As their conversation drew to a close, Chan pointed out that even though the three men had had a productive discussion out of a true desire to see unity in the church, “the truth is, that even this discussion that we’ve had will be taken and will cause disunity.” Someone will pull a sound bite from their talk and use it to tell the world why the three of them are heretics.
You know how I lived the whole time I was with you, from the first day I came into the province of Asia. I served the Lord with great humility and with tears and in the midst of severe testing by the plots of my Jewish opponents. You know that I have not hesitated to preach anything that would be helpful to you but have taught you publicly and from house to house.

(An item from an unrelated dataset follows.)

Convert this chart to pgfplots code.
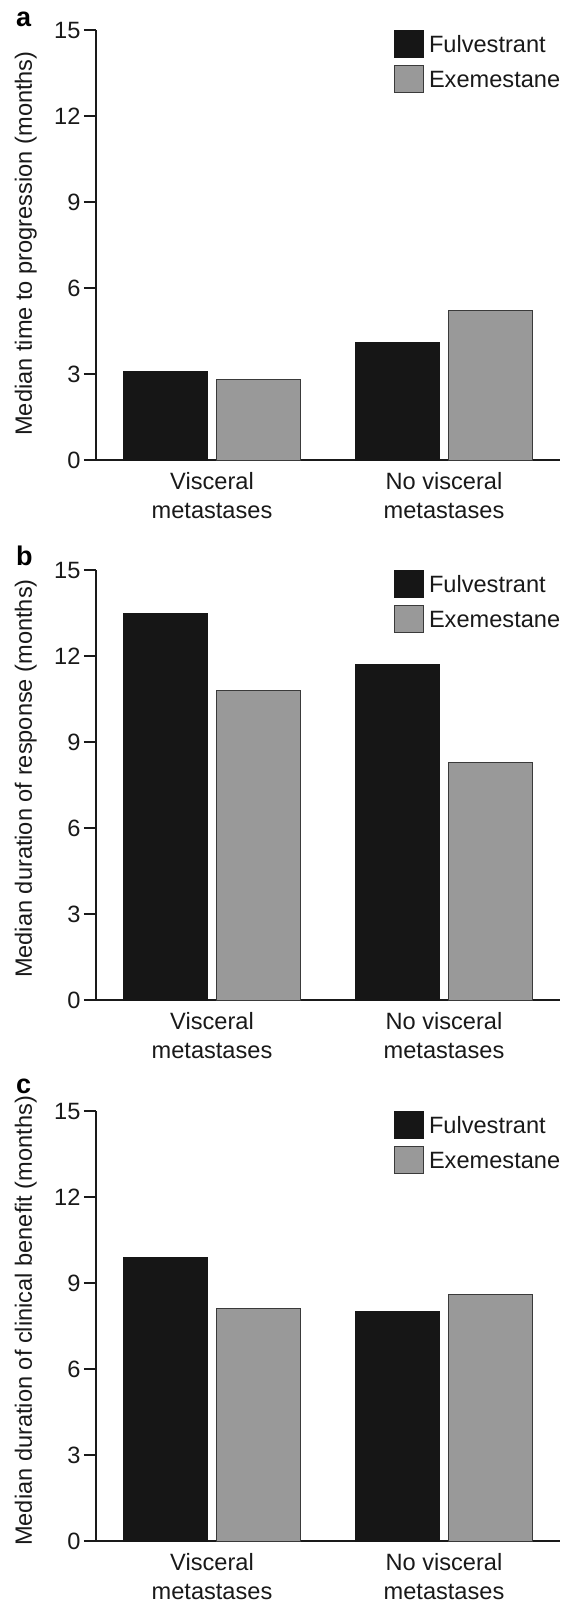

The Apostle Paul dealt with opposition throughout his ministry, but he pursued humility as he defended the truth. “Dividers will always be among us,” said Hanegraaff. “What we’re looking for is people who are humble.” He said Chan set a good example of someone pursuing unity in the church and humility when Yohannan’s Gospel for Asia faced controversy over alleged fraud. Instead of jumping to conclusions, Chan did his own research and investigated what had happened.
Chan said that when he asked Hanegraaff and Yohannan how Christians can know what essential doctrine is, he thought they were going to point him toward a particular creed or book. Pointing him toward humility “wasn’t the answer I was expecting,” he said, “but it makes all the sense in the world to me.”